▸ Dataset extract
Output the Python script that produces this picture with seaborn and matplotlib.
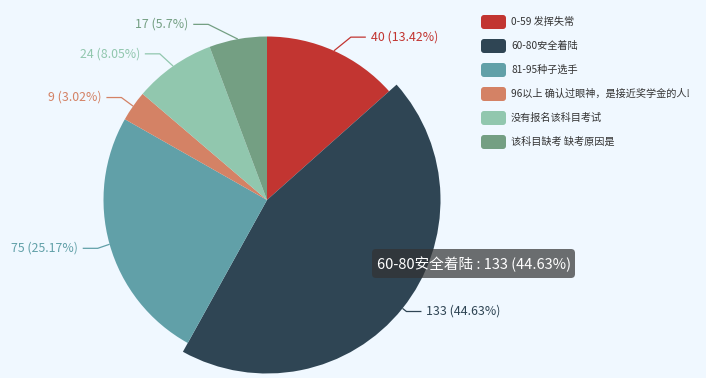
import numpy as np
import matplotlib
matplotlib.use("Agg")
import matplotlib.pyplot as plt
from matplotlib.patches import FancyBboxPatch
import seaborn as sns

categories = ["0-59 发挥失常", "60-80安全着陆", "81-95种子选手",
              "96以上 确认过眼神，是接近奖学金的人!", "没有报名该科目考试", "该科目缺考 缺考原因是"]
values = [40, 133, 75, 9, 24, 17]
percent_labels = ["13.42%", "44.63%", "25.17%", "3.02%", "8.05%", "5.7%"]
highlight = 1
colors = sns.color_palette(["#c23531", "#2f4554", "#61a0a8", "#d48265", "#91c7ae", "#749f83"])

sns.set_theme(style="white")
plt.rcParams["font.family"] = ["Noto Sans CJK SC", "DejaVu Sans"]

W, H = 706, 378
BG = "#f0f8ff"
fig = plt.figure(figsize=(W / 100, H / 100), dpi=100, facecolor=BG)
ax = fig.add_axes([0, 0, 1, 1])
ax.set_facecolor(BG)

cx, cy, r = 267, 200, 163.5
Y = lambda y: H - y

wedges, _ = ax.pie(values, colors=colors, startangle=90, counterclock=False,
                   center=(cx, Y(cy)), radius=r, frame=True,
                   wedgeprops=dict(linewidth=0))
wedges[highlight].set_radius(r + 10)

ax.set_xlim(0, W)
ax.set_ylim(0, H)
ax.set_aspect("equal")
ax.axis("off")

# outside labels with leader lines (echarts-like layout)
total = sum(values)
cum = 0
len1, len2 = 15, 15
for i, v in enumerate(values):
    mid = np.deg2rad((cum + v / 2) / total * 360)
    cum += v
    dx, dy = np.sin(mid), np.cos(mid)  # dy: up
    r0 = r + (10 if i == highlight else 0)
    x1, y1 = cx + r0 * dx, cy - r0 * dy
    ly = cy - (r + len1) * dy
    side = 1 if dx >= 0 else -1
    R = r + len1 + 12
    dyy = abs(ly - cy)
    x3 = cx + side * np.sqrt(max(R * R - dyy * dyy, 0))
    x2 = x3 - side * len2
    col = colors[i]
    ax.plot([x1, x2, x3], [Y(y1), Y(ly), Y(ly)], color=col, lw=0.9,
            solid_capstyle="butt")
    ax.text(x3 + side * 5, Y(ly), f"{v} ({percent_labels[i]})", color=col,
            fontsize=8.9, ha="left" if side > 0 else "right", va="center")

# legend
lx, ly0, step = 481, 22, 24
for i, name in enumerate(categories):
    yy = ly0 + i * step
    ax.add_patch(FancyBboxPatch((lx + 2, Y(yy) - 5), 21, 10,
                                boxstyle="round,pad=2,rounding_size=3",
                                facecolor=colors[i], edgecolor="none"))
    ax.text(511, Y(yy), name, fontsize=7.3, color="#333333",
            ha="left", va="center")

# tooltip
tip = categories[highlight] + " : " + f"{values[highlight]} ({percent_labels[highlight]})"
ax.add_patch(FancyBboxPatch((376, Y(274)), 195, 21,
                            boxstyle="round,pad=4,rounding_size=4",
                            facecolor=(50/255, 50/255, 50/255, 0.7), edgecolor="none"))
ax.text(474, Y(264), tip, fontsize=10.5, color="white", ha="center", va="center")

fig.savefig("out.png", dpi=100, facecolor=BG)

▸ Given task
Images should not appear in the copy; retype the listing above exactly.

▸ Exercise output
Output the Python script that produces this picture with seaborn and matplotlib.
import numpy as np
import matplotlib
matplotlib.use("Agg")
import matplotlib.pyplot as plt
from matplotlib.patches import FancyBboxPatch
import seaborn as sns

categories = ["0-59 发挥失常", "60-80安全着陆", "81-95种子选手",
              "96以上 确认过眼神，是接近奖学金的人!", "没有报名该科目考试", "该科目缺考 缺考原因是"]
values = [40, 133, 75, 9, 24, 17]
percent_labels = ["13.42%", "44.63%", "25.17%", "3.02%", "8.05%", "5.7%"]
highlight = 1
colors = sns.color_palette(["#c23531", "#2f4554", "#61a0a8", "#d48265", "#91c7ae", "#749f83"])

sns.set_theme(style="white")
plt.rcParams["font.family"] = ["Noto Sans CJK SC", "DejaVu Sans"]

W, H = 706, 378
BG = "#f0f8ff"
fig = plt.figure(figsize=(W / 100, H / 100), dpi=100, facecolor=BG)
ax = fig.add_axes([0, 0, 1, 1])
ax.set_facecolor(BG)

cx, cy, r = 267, 200, 163.5
Y = lambda y: H - y

wedges, _ = ax.pie(values, colors=colors, startangle=90, counterclock=False,
                   center=(cx, Y(cy)), radius=r, frame=True,
                   wedgeprops=dict(linewidth=0))
wedges[highlight].set_radius(r + 10)

ax.set_xlim(0, W)
ax.set_ylim(0, H)
ax.set_aspect("equal")
ax.axis("off")

# outside labels with leader lines (echarts-like layout)
total = sum(values)
cum = 0
len1, len2 = 15, 15
for i, v in enumerate(values):
    mid = np.deg2rad((cum + v / 2) / total * 360)
    cum += v
    dx, dy = np.sin(mid), np.cos(mid)  # dy: up
    r0 = r + (10 if i == highlight else 0)
    x1, y1 = cx + r0 * dx, cy - r0 * dy
    ly = cy - (r + len1) * dy
    side = 1 if dx >= 0 else -1
    R = r + len1 + 12
    dyy = abs(ly - cy)
    x3 = cx + side * np.sqrt(max(R * R - dyy * dyy, 0))
    x2 = x3 - side * len2
    col = colors[i]
    ax.plot([x1, x2, x3], [Y(y1), Y(ly), Y(ly)], color=col, lw=0.9,
            solid_capstyle="butt")
    ax.text(x3 + side * 5, Y(ly), f"{v} ({percent_labels[i]})", color=col,
            fontsize=8.9, ha="left" if side > 0 else "right", va="center")

# legend
lx, ly0, step = 481, 22, 24
for i, name in enumerate(categories):
    yy = ly0 + i * step
    ax.add_patch(FancyBboxPatch((lx + 2, Y(yy) - 5), 21, 10,
                                boxstyle="round,pad=2,rounding_size=3",
                                facecolor=colors[i], edgecolor="none"))
    ax.text(511, Y(yy), name, fontsize=7.3, color="#333333",
            ha="left", va="center")

# tooltip
tip = categories[highlight] + " : " + f"{values[highlight]} ({percent_labels[highlight]})"
ax.add_patch(FancyBboxPatch((376, Y(274)), 195, 21,
                            boxstyle="round,pad=4,rounding_size=4",
                            facecolor=(50/255, 50/255, 50/255, 0.7), edgecolor="none"))
ax.text(474, Y(264), tip, fontsize=10.5, color="white", ha="center", va="center")

fig.savefig("out.png", dpi=100, facecolor=BG)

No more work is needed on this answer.